A couple of weeks ago, after the fried cheese, I was contemplating potstickers for a way to use up the leftover wonton wrappers. I saw a recipe in Cooks Illustrated for potstickers, but for some reason I have always been intimidated!
Well on a Tuesday night I found myself trying to find a plan for dinner and knowing Alex would be home late, I decided ot tackle the dumplings. I don't know what I was so nervous for, they are so simple and easy to put together.
Though I like dumplings more (steamed) the hubby is a fan of potstickers (pan-fried) so potstickers it was. They were delish! In the end we decided they needed a littl emore punch of flavor but that is easy to remedy, so I would think we will be making these again!
Pork Potstickers (adapted from Cooks Illustrated)
3 cups minced napa cabbage leaves (about ½ medium head)
¾ teaspoon table salt
¾ pound ground pork
4 minced scallions (about 6 tablespoons)
2 egg whites, lightly beaten
4 teaspoons soy sauce
1½ teaspoons minced or grated fresh ginger
1 medium garlic clove, minced or pressed through a garlic press (about 1 teaspoon)
1/8 teaspoon ground black pepperDumplings
36 round potsticker wrappers (see note)
2 tablespoons vegetable oil
1 cup water, plus extra for brushing
Toss cabbage with the salt in colander set over a bowl and let stand until cabbage begins to wilt, about 20 minutes. Press the cabbage gently with rubber spatula to squeeze out any excess moisture, the transfer to a medium bowl. (If you can't get moisture to release, squeeze cabbage with hands.)
Add the remaining filling ingredients and mix thoroughly to combine. Cover with plastic wrap and refrigerate until mixture is cold, at least 30 minutes or up to 24 hours.
Working with 4 potsticker wrappers at a time (keep the remaining wrappers covered with plastic wrap), fill, seal, and shape the dumplings using a generous 1 teaspoon of the chilled filling per dumpling. Transfer the dumplings to a baking sheet and repeat with the remaining wrappers and filling; you should have about 24 dumplings. (The dumplings can be wrapped tightly with plastic wrap and refrigerated for up to 1 day, or frozen for up to 1 month. Once frozen, the dumplings can be transferred to a zipper-lock bag to save space in the freezer; do not thaw before cooking.)

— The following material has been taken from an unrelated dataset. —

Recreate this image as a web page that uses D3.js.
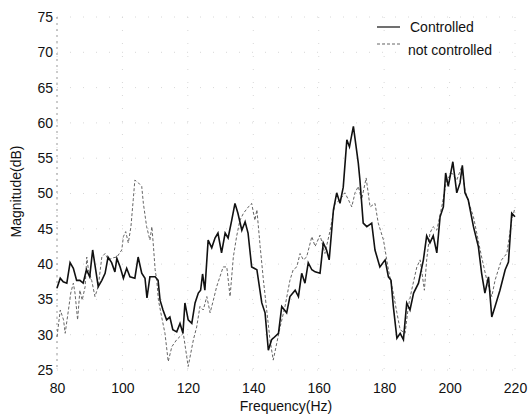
<!DOCTYPE html>
<html>
<head>
<meta charset="utf-8">
<script src="https://cdn.jsdelivr.net/npm/d3@7"></script>
<style>
  body { margin: 0; background: #fff; }
  svg text { font-family: "Liberation Sans", Arial, sans-serif; fill: #111; }
</style>
</head>
<body>
<div id="chart"></div>
<script>
// tick values
var xTicks = [80, 100, 120, 140, 160, 180, 200, 220]
var yTicks = [25, 30, 35, 40, 45, 50, 55, 60, 65, 70, 75]

// controlled (solid)
var ctrlHz = [80, 81, 81.9, 83, 84, 85, 86, 87, 88, 89, 90, 90.9, 91.6, 92.6, 93.7, 94.7, 95.6, 96.7, 97.7, 98.3,
  99.3, 100.3, 101.3, 102.3, 103.8, 104.8, 105.9, 106.9, 107.5, 108.4, 110, 110.9, 111.5, 112.4, 113.5, 114.5, 115.4,
  116.6, 117.6, 118.5, 119.1, 120.1, 121.2, 122.2, 123.2, 123.9, 124.5, 125.2, 126.2, 127.3, 128.3, 129.2, 130.3,
  131.4, 132.3, 133.4, 134.4, 135.3, 136.5, 137.5, 138.4, 139.5, 141.1, 142.6, 143.6, 144.6, 145.6, 146.1, 147.7,
  148.7, 150.2, 151.2, 152.8, 153.8, 154.8, 155.8, 156.8, 157.9, 158.9, 160.4, 161.4, 162.4, 163.2, 164.5, 165.5,
  166.5, 167.5, 168.6, 169.4, 170.6, 172.1, 172.6, 173.6, 174.7, 176.2, 177.2, 178.7, 180.3, 181.3, 182.1, 182.8,
  183.9, 184.9, 185.9, 186.9, 187.9, 189, 190.5, 192, 193, 194, 195, 196.1, 197.1, 198.1, 198.8, 199.6, 201, 202.2,
  203.2, 203.9, 204.7, 205.7, 207.3, 208.8, 209.8, 210.8, 211.9, 212.9, 213.9, 215.4, 217, 218, 219, 220]
var ctrlDb = [36.6, 38, 37.5, 37.3, 40.2, 39.4, 37.7, 37.7, 37.3, 39.2, 38.2, 42, 39.9, 36.8, 37.7, 38.7, 41, 40.2, 38.9, 40.8,
  39.6, 38, 39.4, 38.2, 38, 41, 38.7, 38, 35.2, 38.2, 38.2, 37.7, 34.9, 33.5, 32.1, 32.5, 30.7,
  30.4, 31.6, 30.2, 34.5, 32.1, 31.6, 34.5, 35.9, 36.3, 38.6, 36.3, 43.4, 42.3, 43.7, 44.4, 41.6,
  44.4, 43.7, 46.2, 48.6, 47.2, 44.8, 46, 44.4, 39.6, 39.2, 34.5, 33.1, 27.8, 29.3, 29.5, 30.2,
  34, 33.1, 35.4, 36.3, 35.4, 38.7, 37.3, 40.2, 39.2, 38.9, 38.7, 43, 42, 40.6, 47.7, 50.1,
  48.6, 50.9, 57.6, 56.6, 59.5, 54.3, 51.9, 45.8, 45.3, 45.8, 42, 39.6, 40.6, 38.2, 37.7, 34,
  29.5, 30.2, 29.3, 34.5, 33.5, 35.9, 37.3, 40.6, 44, 43, 44, 41.6, 46.7, 48.1, 52.9, 51, 54.5, 50.1,
  51.5, 54, 50.1, 49.1, 45.3, 42.5, 38.7, 35.9, 38.2, 32.5, 34, 36.3, 39.2, 40.3, 47.2, 46.7]

// not controlled (dashed)
var openHz = [80, 81, 82, 82.5, 83.5, 84.2, 85, 85.5, 86.3, 87, 87.7, 88.6, 89.1, 89.6, 90.6, 91.6, 92.6, 93.7, 94.7,
  95.7, 97.2, 98.3, 99.8, 100.3, 101, 101.8, 102.6, 103.3, 103.8, 104.9, 105.9, 106.4, 107.4, 108.4, 109, 109.4, 110,
  110.5, 111, 112, 113, 114, 115.1, 116.6, 118.6, 120.1, 121.7, 122.7, 123.7, 124.7, 125.8, 126.8, 127.8, 128.8,
  129.8, 130.8, 131.9, 132.9, 133.9, 134.9, 135.9, 137, 138.5, 139.5, 140.5, 141.1, 142.1, 143.1, 144.1, 145.1,
  146.1, 148.2, 149.7, 151.2, 152.2, 153.3, 154.3, 155.3, 156.3, 157.9, 158.9, 160.4, 161.9, 163.5, 165, 166.5,
  168, 169.1, 170.1, 171.1, 172.1, 173.1, 174.5, 175.7, 177.2, 178.2, 179.8, 181.3, 182.8, 183.9, 184.9, 186.4,
  187.4, 188.4, 190, 191, 192.3, 193, 194, 195, 196.1, 197.6, 199.1, 200.7, 202.2, 203.7, 204.7, 206.3, 207.3,
  208.3, 209.8, 211.4, 212.9, 213.9, 214.9, 215.9, 217.5, 219, 220]
var openDb = [29.7, 33.5, 32.1, 30.2, 33.5, 35.9, 37.3, 35.9, 32.1, 36.3, 34.9, 36.8, 41, 39.2, 37.7, 35.4, 36.8, 41, 41.5,
  40.6, 40.9, 41, 42, 43.9, 44.6, 43, 45.3, 49.1, 51.9, 51.5, 51, 48.6, 45.3, 43.4, 45.3, 43, 39.2,
  37.7, 34.9, 32.5, 30.2, 26.2, 28.3, 29.3, 30.2, 25.5, 29.3, 31.1, 34, 33.5, 35.4, 33.1, 34.9, 36.8,
  38.2, 39.6, 39.6, 35.4, 41, 43.9, 46.2, 47.2, 48.1, 48.6, 46.2, 47.7, 42.5, 37.7, 33.5, 29.3,
  26.4, 31.1, 34, 37.7, 39.2, 39.6, 41.5, 40.6, 41, 43.9, 42.5, 44.1, 41.5, 44.8, 48.6, 49.1,
  50.1, 49.1, 48.1, 50.1, 51, 49.1, 52.2, 48.1, 48.6, 45.8, 43.4, 39.2, 35.9, 33.1, 30.7, 30.2,
  34, 36.3, 39.6, 40.6, 36.3, 40.6, 44.4, 45.3, 44.8, 48.1, 51.9, 52.9, 51.9, 53.8, 50.5, 48.1, 46.7,
  44.4, 41, 37.7, 35.4, 37.7, 39.2, 40.6, 41.5, 46.2, 48]

var legendLabels = ["Controlled", "not controlled"]

var margin = {top: 17, right: 17, bottom: 44, left: 57},
    width = 532 - margin.left - margin.right,
    height = 414 - margin.top - margin.bottom

var svg = d3.select("#chart")
    .append("svg")
    .attr("width", 532)
    .attr("height", 414)
    .append("g")
    .attr("transform", "translate(" + margin.left + "," + margin.top + ")")

var x = d3.scaleLinear()
    .domain([80, 220])
    .range([0, width])

var y = d3.scaleLinear()
    .domain([25, 75])
    .range([height, 0])

// faint dotted grid (scan barely shows it)
svg.append("g")
    .selectAll("line")
    .data(xTicks)
    .enter()
    .append("line")
    .attr("x1", function(d) { return x(d) })
    .attr("x2", function(d) { return x(d) })
    .attr("y1", 0)
    .attr("y2", height)
    .attr("stroke", "#d8d8d8")
    .attr("stroke-width", 1)
    .style("stroke-dasharray", "1,12")

svg.append("g")
    .selectAll("line")
    .data(yTicks)
    .enter()
    .append("line")
    .attr("x1", 0)
    .attr("x2", width)
    .attr("y1", function(d) { return y(d) })
    .attr("y2", function(d) { return y(d) })
    .attr("stroke", "#d8d8d8")
    .attr("stroke-width", 1)
    .style("stroke-dasharray", "1,12")

// axes without lines, only labels
var xAxis = svg.append("g")
    .attr("transform", "translate(0," + height + ")")
    .call(d3.axisBottom(x).tickValues(xTicks).tickSize(0).tickPadding(13))
xAxis.select(".domain").remove()
xAxis.selectAll("text").style("font-size", "14px")

var yAxis = svg.append("g")
    .call(d3.axisLeft(y).tickValues(yTicks).tickSize(0).tickPadding(4))
yAxis.select(".domain").remove()
yAxis.selectAll("text").style("font-size", "14px")

svg.append("line")
    .attr("x1", 0).attr("x2", 0)
    .attr("y1", 0).attr("y2", height)
    .attr("stroke", "#999")
    .style("stroke-dasharray", "2,4")

var line = d3.line()
    .x(function(d) { return x(d[0]) })
    .y(function(d) { return y(d[1]) })

svg.append("path")
    .datum(d3.zip(openHz, openDb))
    .attr("fill", "none")
    .attr("stroke", "#666")
    .attr("stroke-width", 1)
    .style("stroke-dasharray", "3,2")
    .attr("d", line)

svg.append("path")
    .datum(d3.zip(ctrlHz, ctrlDb))
    .attr("fill", "none")
    .attr("stroke", "#111")
    .attr("stroke-width", 1.6)
    .attr("d", line)

// legend
var legend = svg.append("g")
    .attr("transform", "translate(320,10)")

legend.append("line")
    .attr("x1", 0).attr("x2", 23)
    .attr("y1", 0).attr("y2", 0)
    .attr("stroke", "#111")
    .attr("stroke-width", 1.2)

legend.append("line")
    .attr("x1", 0).attr("x2", 23)
    .attr("y1", 17).attr("y2", 17)
    .attr("stroke", "#666")
    .style("stroke-dasharray", "3,2")

legend.append("text")
    .attr("x", 33).attr("y", 5)
    .style("font-size", "14px")
    .text(legendLabels[0])

legend.append("text")
    .attr("x", 31).attr("y", 28)
    .style("font-size", "14px")
    .text(legendLabels[1])

svg.append("text")
    .attr("text-anchor", "middle")
    .attr("x", width / 2)
    .attr("y", height + 41)
    .style("font-size", "14px")
    .text("Frequency(Hz)")

svg.append("text")
    .attr("text-anchor", "middle")
    .attr("transform", "rotate(-90)")
    .attr("x", -(height / 2) + 2)
    .attr("y", -36)
    .style("font-size", "14px")
    .text("Magnitude(dB)")
</script>
</body>
</html>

Line a large plate with a double layer of paper towels; set aside.
Brush 1 tablespoon of the oil over the bottom of a 12-inch nonstick skillet and arrange half of the dumplings in the skillet, with a flat side facing down (overlapping just slightly if necessary). Place the skillet over medium-high heat and cook the dumplings, without moving, until golden brown on the bottom, about 5 minutes.
Reduce the heat to low, add ½ cup of the water, and cover immediately. Continue to cook, covered, until most of the water is absorbed and the wrappers are slightly translucent, about 10 minutes.
Uncover the skillet, increase the heat to medium-high, and continue to cook, without stirring, until the dumpling bottoms are well browned and crisp, 3 to 4 minutes more.
Slide the dumplings onto the paper towel-lined plate, browned side facing down, and let drain briefly. Transfer the dumplings to a serving platter. Let the skillet cool until just warm, then wipe it clean with a wad of paper towels and repeat step 3 with the remaining dumplings, oil, and water.